Remember this also:  it’s always easy to look back and see what we were, yesterday, ten years ago.  It is hard to see what we are.  If you can master the trick, you’ll get along.”

~ Uncle Jack Finch, Go Set a Watchman by Harper Lee

My little girl had spoken through dreams, through illness, through a close-to-death experience, and eventually would use the threat of losing all my mobility, my dance, my job, and my identity.

You cannot silence the strong. And my little girl is powerful.
Now I know.
Now I know.

But I’m getting ahead of myself.
The fact is, I didn’t want to hear her – for a long time I couldn’t bear the thought that she even still existed.

“Talk to me about child Abeth.”

“I don’t want to.”

“Why not?”

“Because I don’t like her. She’s not me. I hate her.”

Maria João gently probed, trying every now and again to coax her out, and yet there was a lot I simply had erased or just didn’t let myself recall, and other times I oh-so-slyly steered the conversation in another direction. I felt I had a chance at life if I left the past behind and didn’t remember.

After all, my leaving it behind had been much more than mental.
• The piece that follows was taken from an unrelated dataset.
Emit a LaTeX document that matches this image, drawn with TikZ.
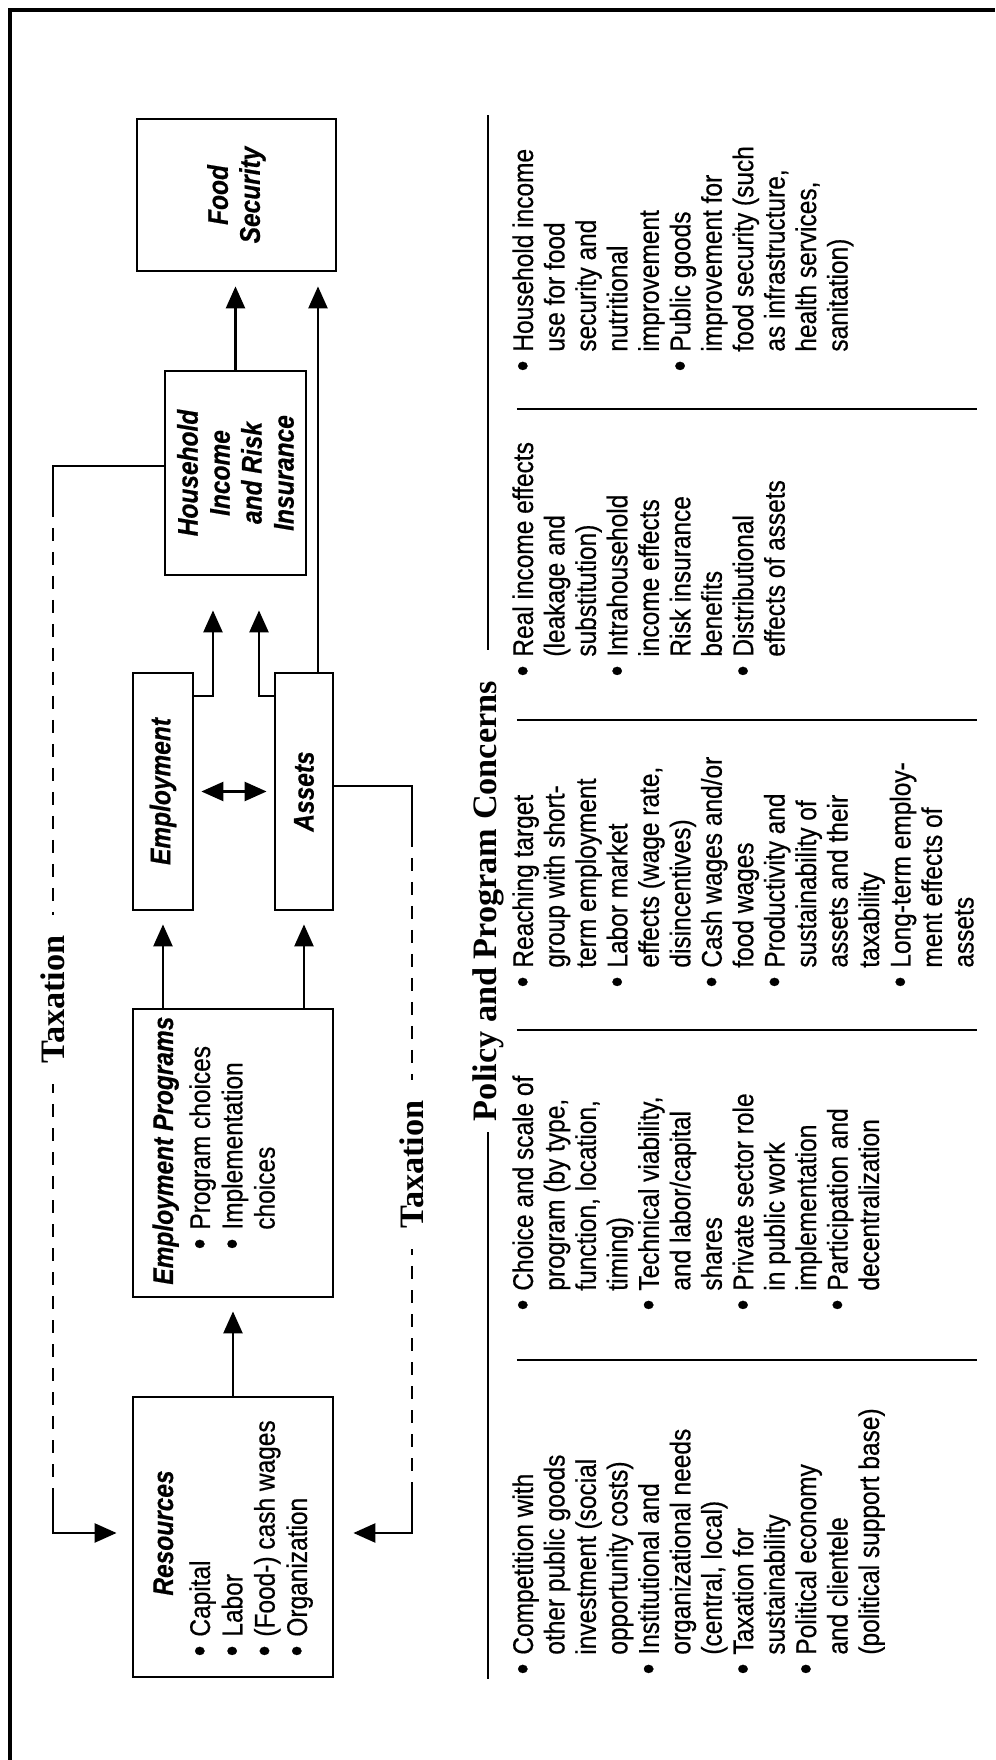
\documentclass[tikz,border=0pt]{standalone}
\usepackage{fontspec}
\setmainfont{Liberation Sans}[FakeStretch=0.86, FakeBold=0.6]
\newfontfamily\serifhead{Liberation Serif}
\usetikzlibrary{arrows.meta}
\newcommand{\boxhead}{\fontsize{16.2pt}{18.2pt}\selectfont\bfseries\itshape}
\newcommand{\boxtext}{\fontsize{16.2pt}{18.4pt}\selectfont}
\newcommand{\coltext}{\fontsize{16.2pt}{17.9pt}\selectfont}
\newcommand{\bighead}{\fontsize{19.5pt}{22pt}\selectfont\serifhead\bfseries}
\newcommand{\bul}{\llap{\raisebox{-0.3mm}{\fontsize{20pt}{20pt}\selectfont\textbullet}\hspace{1.8mm}}}
\tikzset{
	box/.style={draw, line width=1.6pt, inner sep=0pt, font=\boxhead, align=center},
	boxlabel/.style={inner sep=0pt, font=\boxhead},
	boxlist/.style={anchor=north west, inner sep=0pt, align=left, font=\boxtext},
	coltxt/.style={anchor=north west, inner sep=0pt, align=left, font=\coltext},
	conn/.style={line width=1.4pt},
	arr/.style={line width=1.4pt, -{Triangle[length=4.4mm,width=3.8mm]}},
	dblarr/.style={line width=1.4pt, {Triangle[length=4.4mm,width=3.8mm]}-{Triangle[length=4.4mm,width=3.8mm]}},
	taxdash/.style={dash pattern=on 2.6mm off 2.2mm},
	taxlabel/.style={fill=white, inner xsep=4mm, inner ysep=1mm, font=\bighead},
	rule/.style={line width=1.6pt}
}

\begin{document}
\begin{tikzpicture}[x=0.2mm, y=0.2mm, rotate=90, transform shape]
	\useasboundingbox (0,0) rectangle (1760,995);
	% frame
	\draw[line width=1.8pt] (0,985) -- (1750,985) -- (1750,0);

	% boxes
	\node[box, minimum width=56mm, minimum height=40mm] (res) at (223,762) {};
	\node[box, minimum width=57.6mm, minimum height=40mm] (ep) at (607,762) {};
	\node[box, minimum width=47.4mm, minimum height=12mm] (emp) at (968.5,832) {Employment};
	\node[box, minimum width=47.4mm, minimum height=11.6mm] (as) at (968.5,691) {Assets};
	\node[box, minimum width=40.8mm, minimum height=28.2mm] (hh) at (1287,759.5) {Household\\Income\\and Risk\\Insurance};
	\node[box, minimum width=30.4mm, minimum height=39.8mm] (fs) at (1565,758.5) {Food\\Security};

	\node[boxlabel, anchor=base] (resh) at (227,822) {Resources};
	\node[boxlist] (resl) at (123,806) {\bul Capital\\ \bul Labor\\ \bul (Food-) cash wages\\ \bul Organization};
	\node[boxlabel, anchor=base west] (eph) at (475,822) {Employment Programs};
	\node[boxlist] (epl) at (530,806) {\bul Program choices\\ \bul Implementation\\ choices};

	% flows
	\coordinate (eu) at (1064,782);
	\coordinate (au) at (1064,736);
	\coordinate (af) at (1087,677);
	\draw[arr, shorten >=2.6mm] (res) -- (ep);
	\draw[arr, shorten >=2.6mm] (ep.east |- emp) -- (emp);
	\draw[arr, shorten >=2.6mm] (ep.east |- as) -- (as);
	\draw[dblarr, shorten <=1.4mm, shorten >=1.4mm] (emp) -- (as);
	\draw[arr, shorten >=6.8mm] (eu |- emp.south) -- (eu) -- (eu -| hh.west);
	\draw[arr, shorten >=6.8mm] (au |- as.north) -- (au) -- (au -| hh.west);
	\draw[arr, shorten >=2.8mm] (af) -- (af -| fs.west);
	\draw[arr, shorten >=2.8mm] (hh) -- (hh -| fs.west);

	% taxation loops
	\coordinate (tu1) at (1294,942);
	\coordinate (tu2) at (1256,942);
	\coordinate (tl1) at (265,942);
	\coordinate (tl2) at (227,942);
	\draw[conn] (tu1 |- hh.north) -- (tu1) -- (tu2);
	\draw[conn, taxdash] (tu2) -- node[taxlabel] (tax1) {Taxation} (tl1);
	\draw[arr, shorten >=3mm] (tl1) -- (tl2) -- (tl2 |- res.north);

	\coordinate (bu1) at (974,583);
	\coordinate (bu2) at (926,583);
	\coordinate (bl1) at (265,583);
	\coordinate (bl2) at (227,583);
	\draw[conn] (bu1 |- as.south) -- (bu1) -- (bu2);
	\draw[conn, taxdash] (bu2) -- node[taxlabel] (tax2) {Taxation} (bl1);
	\draw[arr, shorten >=3.8mm] (bl1) -- (bl2) -- (bl2 |- res.south);

	% concerns
	\coordinate (pl) at (81,507);
	\coordinate (pr) at (1645,507);
	\node[inner xsep=2.2mm, font=\bighead] (pol) at (859,507) {Policy and Program Concerns};
	\draw[rule] (pl) -- (pl -| pol.west);
	\draw[rule] ([xshift=4mm]pol.east |- pr) -- (pr);
	\foreach \sx in {400,730,1040,1351}
		\draw[rule] (\sx,478) -- (\sx,18);

	\node[coltxt] (c1) at (105,483) {\bul Competition with\\ other public goods\\ investment (social\\ opportunity costs)\\ \bul Institutional and\\ organizational needs\\ (central, local)\\ \bul Taxation for\\ sustainability\\ \bul Political economy\\ and clientele\\ (political support base)};
	\node[coltxt] (c2) at (469,483) {\bul Choice and scale of\\ program (by type,\\ function, location,\\ timing)\\ \bul Technical viability,\\ and labor/capital\\ shares\\ \bul Private sector role\\ in public work\\ implementation\\ \bul Participation and\\ decentralization};
	\node[coltxt] (c3) at (792,483) {\bul Reaching target\\ group with short-\\ term employment\\ \bul Labor market\\ effects (wage rate,\\ disincentives)\\ \bul Cash wages and/or\\ food wages\\ \bul Productivity and\\ sustainability of\\ assets and their\\ taxability\\ \bul Long-term employ-\\ ment effects of\\ assets};
	\node[coltxt] (c4) at (1103,483) {\bul Real income effects\\ (leakage and\\ substitution)\\ \bul Intrahousehold\\ income effects\\ Risk insurance\\ benefits\\ \bul Distributional\\ effects of assets};
	\node[coltxt] (c5) at (1408,483) {\bul Household income\\ use for food\\ security and\\ nutritional\\ improvement\\ \bul Public goods\\ improvement for\\ food security (such\\ as infrastructure,\\ health services,\\ sanitation)};
\end{tikzpicture}
\end{document}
I had settled into life half a world away. Serendipity had me choosing the European equivalent of California for my new home, in an ironic juxtaposition of the distance I had to run, and yet my need to connect to who I was in my essence. Go figure.

I did my best to pretend that the first part of my life need not have any bearing on the next, but if you don’t make peace with your past, it will constantly be there haunting you in every relationship and project you undertake. It’ll ooze out from between the seams and get messy. Quite messy, indeed.

Now I recognize that what was broken was my relationship to myself. Hindsight is so much clearer and elucidating.

At the time I was impatient with the idea of an inner child. I mean, come on. That child was long gone and I was someone else now, and I didn’t want to think about her because, well, the fact was that I just couldn’t stand her.

I would tell Maria João that I just needed to know what to do now, at this moment. What was the plan? How were we going to fix me? Talking about my childhood would be pointless. That was then, and this was now, and let’s just move on, ok?

And yet I dreamt about her sometimes. I dreamt about flying over a land where there was some kind of dangerous war being fought. Flying over in a helicopter with the doors open and holding on to this little girl so she wouldn’t fall out, feeling this tender need to protect her. I had these dreams with no inkling that the little girl was me.

The drive to survive and to thrive is not so easily snuffed out. Years of rejection, both by others and self, the latter being the greater evil, and yet that little girl, who always knew who she truly was, never gave up the fight. Despite the odds. Despite being ignored and shoved down into the depths of the most shadowy corners of the body. She remained, always so sure that she would win and regain the freedom and space to simply BE.

All this stirring up of some undercurrent inside me, began to erupt in little memories that said “Look at me. What do you see?”

I began to allow the memories to come.